En las últimas décadas, la democracia venezolana ha sido vapuleada por todos los frentes, y hoy tenemos un país entero que sufre un período de nulas libertades y tóxica convivencia, lo cual nos ubica en el renglón de los países con los peores niveles de bienestar y respeto a los derechos humanos (con cualquier indicador de referencia que quiera utilizar).
Y esta situación no se logró en un abrir y cerrar de ojos, sino que fue la consecuencia de un resbalamiento gradual hacia el irrespeto de las normas del sistema democrático. En otras palabras, creímos que no teníamos que someternos a las reglas y al imperio de la ley, puesto que eso solo eran obstáculos necios que perjudicaban la construcción de la sociedad ideal, por lo tanto, menospreciamos las formas y hoy soportamos la muerte de la convivencia armoniosa, la derogación del desarrollo económico y la supresión de cualquier expectativa medianamente consoladora.
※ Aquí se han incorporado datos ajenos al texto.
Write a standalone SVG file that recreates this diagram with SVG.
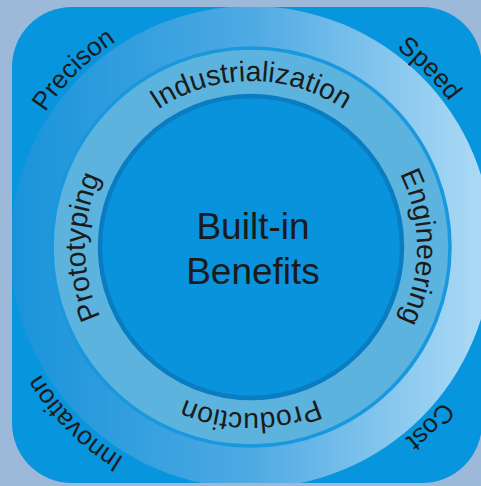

Sin duda, la democracia tiene sus enemigos y lamentablemente es muy frágil. Esta afirmación se ha constatado en diferentes estudios de investigación de ciencia política y la fuerza de los hechos recientes en diferentes lugares. En efecto, basta que sintonice el noticiero o lea algún diario para que note cómo diariamente se amenaza con destruir cualquier marco democrático, porque algunos siguen estimando que ese asunto de las reglas y las mediaciones institucionales son una piedra en el zapato para cualquier deseo personal (aunque, otros lo camuflan engañosamente como colectivo).
Así pues, el país fue convencido de que lo mejor era tomar el cielo por asalto, pero esto terminó como usualmente lo hace: un secuestro en el infierno. Sobraban los ejemplos, sin embargo, no nos sirvió de mucho la evidencia internacional y elegimos no robustecer a las instituciones que tenían la responsabilidad de protegernos de estos desvaríos, dado que la voluntad de una persona interpretaba todo mucho mejor que la sujeción a las normas y el imperio de la ley.
Ciertamente, la democracia no se pierde en un estornudo, sino que va flaqueando progresivamente al naturalizarse distintos comportamientos nocivos. Por ejemplo, cuando se acepta a la violencia para alcanzar determinados fines; cuando creemos que el respeto a las libertades es algo que debe darse por descontado; cuando nos presentan ofertas paradisíacas sin preguntarnos cómo se financia eso; o cuando se instala un discurso polarizante que clasifique a ciudadanos de primera, segunda o tercera en función de la ideología que represente.
En definitiva, no fuimos capaces de cultivar disciplinadamente la delicada planta que simboliza la democracia. Y hoy, precisamente en su ausencia, es cuando más la echamos de menos. Y también, por estos días nos damos cuenta de que tal vez pudo haber sido más fácil cuidarla, que ahora recuperarla. Por estas razones, les digo: eso de la democracia es una tarea diaria, porque nunca deja de estar amenazada. La protección sostenida y cotidiana de sus principios es el mejor regalo que podemos darle.